The legislation is not all about moral values.

Some of it includes language on the need to teach children critical skills, how to communicate, think and effectively utilize digital technology. The goal here is to instill creativity and “material independence.” 

Growing Kyrgyz citizens should also be endowed with a “sense of taste and beauty” and the ability to perceive “grace and beauty in nature, life and culture,” the document argues.

The government’s blueprint is hazy when it comes to explaining how any of this will come about.

Human rights groups and activists have bristled at the headline language about morality.

Some weeks after Japarov issued his January decrees, the Coalition for Equality, which brings multiple organizations under one banner, protested that what was being planned was in violation of Kyrgyzstan’s international commitments. Vague concepts like morality and spirituality, particularly when stamped with a specifically Kyrgyz flavor, could end up discriminating against religious, ethnic and other minority communities.

“For Kyrgyzstan, where pluralism is developing, this could represent leaps back into the past. As is known, traditional societies are characterized by the absence of political freedoms, closed social structures, authoritarianism, and low social mobility," the coalition said in a statement. 

Maya, an LGBT activist and feminist who asked not to be identified by their surname, agreed. They worry that the legislation may presage the shuttering of various feminist organizations and LGBT groups already facing substantial pressure. 

“If earlier we had faith in our ability to appeal to principles of international law and human rights, now this has become impossible. This is a piece of [legislation] whose purpose is to justify nationalist radicals, to say that what they are doing is not committing crimes, but saving the country,” Maya told Eurasianet.

This was an allusion to the type of incident that occurred on April 14, when women’s rights campaigners in Kyrgyzstan’s capital, Bishkek, were assaulted by dozens of self-styled traditionalists. The demonstration, the key aim of which was to demand the resignation of the Interior Minister over perceived inaction against a spate of violent gender-based crimes, was on that day aggressively broken up by several dozen men belonging to what are known as national-patriotic groups. 

When quizzed about their actions, those groups justified their assault with the false claim that the demonstrators had assembled to promote LGBT rights. This is a recurring go-to, hot-button issue in Kyrgyzstan that is usually guaranteed to excite intense emotions.

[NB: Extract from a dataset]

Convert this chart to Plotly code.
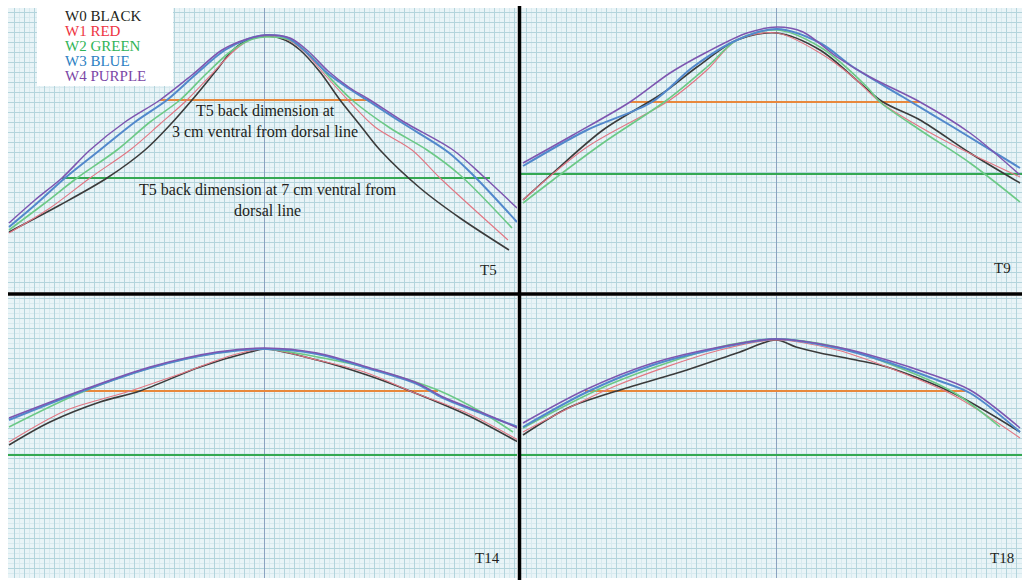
import plotly.graph_objects as go

W, H = 1022, 580

SERIES = ["W0", "W1", "W2", "W3", "W4"]
LEGEND_TEXT = ["W0 BLACK", "W1 RED", "W2 GREEN", "W3 BLUE", "W4 PURPLE"]
LINE_COLORS = ["#3b3b3b", "#e27683", "#6cc986", "#5288cc", "#7d55b0"]
LINE_WIDTHS = [1.6, 1.1, 1.6, 2.0, 1.5]
TEXT_COLORS = ["#231f20", "#ee3342", "#2fb457", "#2b7fc3", "#7b47a6"]

# ---- T5 (x, y in mm on the grid paper; x=0 at the dorsal centre line) ----
T5_X = {
    "W0": [-127.5, -102, -78.5, -59.5, -47, -36, -24.5, -15.5, -7, 2, 10.5, 18, 28, 38, 48, 58, 78, 98, 122.5],
    "W1": [-127.5, -107, -87, -67, -52, -38.5, -27, -14.5, -6, 1, 12, 20.5, 30.5, 42, 55.5, 74, 88, 122],
    "W2": [-127.5, -109.5, -93.5, -73.5, -57, -42, -29.5, -17, -7, 1, 13, 23, 33, 44, 63, 81.5, 98, 124],
    "W3": [-127.5, -114.5, -99.5, -82, -64.5, -48.5, -34.5, -19.5, -8, 1, 12, 21, 31, 42, 53, 70, 92, 105.5, 126.5],
    "W4": [-127.5, -114.5, -101, -87, -69.5, -52, -36, -21, -8.5, 1, 13, 22, 32, 43, 53, 70, 94.5, 110, 126.5],
}
T5_Y = {
    "W0": [30, 43.5, 57, 71, 83.5, 96, 110, 121, 126.5, 128, 126, 121, 110, 96, 83.5, 71, 52, 37, 21],
    "W1": [29.5, 42, 57, 71, 84, 96, 108, 121, 126.5, 128, 126, 120, 108.5, 96, 82.5, 71, 57, 26],
    "W2": [31, 44.5, 57, 71, 85, 96, 108.5, 120, 126, 127.5, 126, 118.5, 107, 96, 82, 71, 58.5, 32],
    "W3": [32.5, 43.5, 57, 71, 85, 96, 108.5, 121, 126.5, 128.5, 127, 120, 110, 102, 95, 84, 70, 57.5, 35],
    "W4": [34.5, 46, 57, 71, 85, 96, 108.5, 121, 126.5, 128.5, 127, 120.5, 110.5, 102, 96, 85, 71, 57.5, 42],
}

# ---- T9 ----
T9_X = {
    "W0": [-126.5, -111.5, -86.5, -56.5, -39.5, -19.5, 0.5, 22, 42, 53.5, 72, 97, 122],
    "W1": [-126.5, -94.5, -53, -34.5, -19.5, 0.5, 22, 38.5, 52, 72, 93.5, 122],
    "W2": [-126.5, -111.5, -86.5, -54.5, -34.5, -19.5, 0.5, 22, 45.5, 52, 72, 97, 122],
    "W3": [-126.5, -94.5, -62, -41.5, -19.5, 0.5, 22, 38.5, 63.5, 88.5, 122],
    "W4": [-126.5, -101.5, -73, -53, -34.5, -14.5, 0.5, 13.5, 30.5, 47, 72, 97, 122],
}
T9_Y = {
    "W0": [46, 59.5, 81, 99.5, 112.5, 126, 129.5, 121, 104.5, 95, 86, 69.5, 54.5],
    "W1": [46, 72.5, 96, 111, 126, 129.5, 119.5, 107.5, 95, 82.5, 71, 57.5],
    "W2": [44.5, 56, 74.5, 96, 112.5, 126, 131, 122.5, 102.5, 95, 81, 64.5, 45],
    "W3": [63, 81, 95, 112.5, 126, 131.5, 124.5, 112.5, 97.5, 82.5, 62],
    "W4": [64.5, 78.5, 95, 109.5, 120, 129.5, 132.5, 130, 117.5, 107.5, 95, 79.5, 58.5],
}

# ---- T14 ----
T14_X = {
    "W0": [-127.5, -107, -82, -62, -32, -7, 0.5, 26.5, 51.5, 73, 101.5, 127],
    "W1": [-127.5, -98.5, -67, -40.5, -15.5, 0.5, 26.5, 51.5, 73, 101.5, 127],
    "W2": [-127.5, -92, -57, -23.5, 0.5, 34.5, 59.5, 88, 109.5, 124.5],
    "W3": [-127.5, -92, -57, -23.5, 0.5, 26.5, 51.5, 76.5, 89.5, 109.5, 127],
    "W4": [-127.5, -92, -57, -23.5, 0.5, 26.5, 51.5, 76.5, 89.5, 109.5, 127],
}
T14_Y = {
    "W0": [66.5, 78, 88, 93.5, 105.5, 113, 114.5, 109, 101.5, 93.5, 81.5, 68],
    "W1": [68, 84, 93.5, 102.5, 111.5, 114.5, 109, 102.5, 93.5, 82.5, 69],
    "W2": [75.5, 92.5, 105, 112.5, 114.5, 109, 103, 93.5, 82.5, 73],
    "W3": [79, 93, 105, 112.5, 114.5, 112, 105, 97, 90, 82, 75.5],
    "W4": [80, 93.5, 105.5, 113, 115, 112.5, 105.5, 97.5, 90.5, 82.5, 75],
}

# ---- T18 ----
T18_X = {
    "W0": [-126.5, -103, -78, -44.5, -19.5, 0, 10, 22, 40, 55.5, 88.5, 122],
    "W1": [-126.5, -81.5, -28, 0, 30.5, 55.5, 88.5, 122],
    "W2": [-126.5, -81.5, -28, 0, 30.5, 55.5, 88.5, 112],
    "W3": [-126.5, -94.5, -61.5, -28, 0, 30.5, 55.5, 80.5, 97, 122],
    "W4": [-126.5, -94.5, -61.5, -28, 0, 30.5, 55.5, 75.5, 97, 122],
}
T18_Y = {
    "W0": [71.5, 85.5, 94, 104, 112.5, 119, 115.5, 112.5, 109, 105.5, 92.5, 73],
    "W1": [73, 95.5, 114, 119, 114, 105.5, 91.5, 70],
    "W2": [75, 97.5, 115.5, 119.5, 115.5, 107.5, 93, 75.5],
    "W3": [75.5, 93, 106.5, 115, 119.5, 115, 108, 99, 92.5, 73],
    "W4": [77.5, 94.5, 107.5, 115.5, 119.5, 115.5, 109, 102.5, 94, 75],
}

# reference lines: (y, x_start, x_end)
ORANGE = {"T5": (96, -52, 53), "T9": (95, -73, 72), "T14": (93.5, -92, 87), "T18": (93.5, -95.5, 94.5)}
GREEN = {"T5": (57, -101, 113), "T9": (59, -127.5, 123), "T14": (61.5, -128, 126.5), "T18": (61.5, -127.5, 123)}

PANELS = ["T5", "T9", "T14", "T18"]
PANEL_X = {"T5": T5_X, "T9": T9_X, "T14": T14_X, "T18": T18_X}
PANEL_Y = {"T5": T5_Y, "T9": T9_Y, "T14": T14_Y, "T18": T18_Y}
X_RANGE = {"T5": [-128, 126.5], "T9": [-127.5, 123], "T14": [-128, 126.5], "T18": [-127.5, 123]}
Y_RANGE = {"T5": [0, 142], "T9": [0, 142], "T14": [0, 141], "T18": [0, 141]}
LABEL_POS = {"T5": (112, 11), "T9": (113, 12), "T14": (111.5, 10), "T18": (113, 10)}

# panel placement in pixels (left, right, top, bottom)
BOX = {"T5": (8, 517, 8, 292), "T9": (521, 1022, 8, 292),
       "T14": (8, 517, 296, 578), "T18": (521, 1022, 296, 578)}

fig = go.Figure()
SERIF = "Liberation Serif, DejaVu Serif, serif"

for i, p in enumerate(PANELS):
    n = "" if i == 0 else str(i + 1)
    xa, ya = "x" + n, "y" + n
    l, r, t, b = BOX[p]
    axis_common = dict(showticklabels=False, ticks="", showline=False,
                       gridcolor="#b3d4dc", gridwidth=1,
                       minor=dict(dtick=2.5, showgrid=True, gridcolor="#d8eaef", gridwidth=1))
    fig.layout["xaxis" + n] = dict(domain=[l / W, r / W], range=X_RANGE[p], anchor=ya,
                                   dtick=5, tick0=0, zeroline=True, zerolinecolor="#8aa3c0",
                                   zerolinewidth=1, fixedrange=True, **axis_common)
    fig.layout["yaxis" + n] = dict(domain=[1 - b / H, 1 - t / H], range=Y_RANGE[p], anchor=xa,
                                   dtick=5, tick0=0, zeroline=False, fixedrange=True, **axis_common)

    oy, ox0, ox1 = ORANGE[p]
    fig.add_trace(go.Scatter(x=[ox0, ox1], y=[oy, oy], mode="lines", xaxis=xa, yaxis=ya,
                             line=dict(color="#e8883c", width=2), showlegend=False, hoverinfo="skip"))
    gy, gx0, gx1 = GREEN[p]
    fig.add_trace(go.Scatter(x=[gx0, gx1], y=[gy, gy], mode="lines", xaxis=xa, yaxis=ya,
                             line=dict(color="#35a852", width=2), showlegend=False, hoverinfo="skip"))

    for k, s in enumerate(SERIES):
        fig.add_trace(go.Scatter(x=PANEL_X[p][s], y=PANEL_Y[p][s], mode="lines", xaxis=xa, yaxis=ya,
                                 line=dict(color=LINE_COLORS[k], width=LINE_WIDTHS[k],
                                           shape="spline", smoothing=0.9),
                                 name=s, showlegend=False))

    lx, ly = LABEL_POS[p]
    fig.add_annotation(x=lx, y=ly, xref=xa, yref=ya, text=p, showarrow=False,
                       font=dict(family=SERIF, size=15, color="#231f20"))

# explanatory texts in T5
fig.add_annotation(x=0.5, y=85.5, xref="x", yref="y", showarrow=False,
                   text="T5 back dimension at<br>3 cm ventral from dorsal line",
                   font=dict(family=SERIF, size=16, color="#231f20"))
fig.add_annotation(x=2, y=46, xref="x", yref="y", showarrow=False,
                   text="T5 back dimension at 7 cm ventral from<br>dorsal line",
                   font=dict(family=SERIF, size=16, color="#231f20"))

# legend box
fig.add_shape(type="rect", xref="paper", yref="paper", x0=37 / W, x1=173 / W,
              y0=1 - 86 / H, y1=1 - 4 / H, fillcolor="white", line=dict(width=0), layer="above")
for k, txt in enumerate(LEGEND_TEXT):
    fig.add_annotation(x=63 / W, y=1 - (16 + 15 * k) / H, xref="paper", yref="paper",
                       xanchor="left", yanchor="middle", showarrow=False, text=txt,
                       font=dict(family=SERIF, size=15, color=TEXT_COLORS[k]))

# black separators between panels
fig.add_shape(type="line", xref="paper", yref="paper", x0=519.5 / W, x1=519.5 / W,
              y0=0, y1=1 - 6 / H, line=dict(color="black", width=3.5), layer="above")
fig.add_shape(type="line", xref="paper", yref="paper", x0=8 / W, x1=1,
              y0=1 - 294 / H, y1=1 - 294 / H, line=dict(color="black", width=3.5), layer="above")

fig.update_layout(width=W, height=H, margin=dict(l=0, r=0, t=0, b=0),
                  paper_bgcolor="white", plot_bgcolor="#e9f4f7", showlegend=False,
                  hovermode=False)

fig.write_html("out.html", config={"displayModeBar": False, "staticPlot": True},
               post_script="document.body.style.margin='0';document.body.style.overflow='hidden';")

Zamirbek Kochorbayev, the leader of Kyrk-Choro, the group allegedly responsible for breaking up that women’s rights march, has welcomed the morality legislation. 

“This is required to bring up moral children, to raise patriotic and dignified youths who will strive for the good of the country,” Kochorbayev said. “Before now, we have allowed immoral things under the guise of human rights.”

 

Ayzirek Imanaliyeva is a journalist based in Bishkek.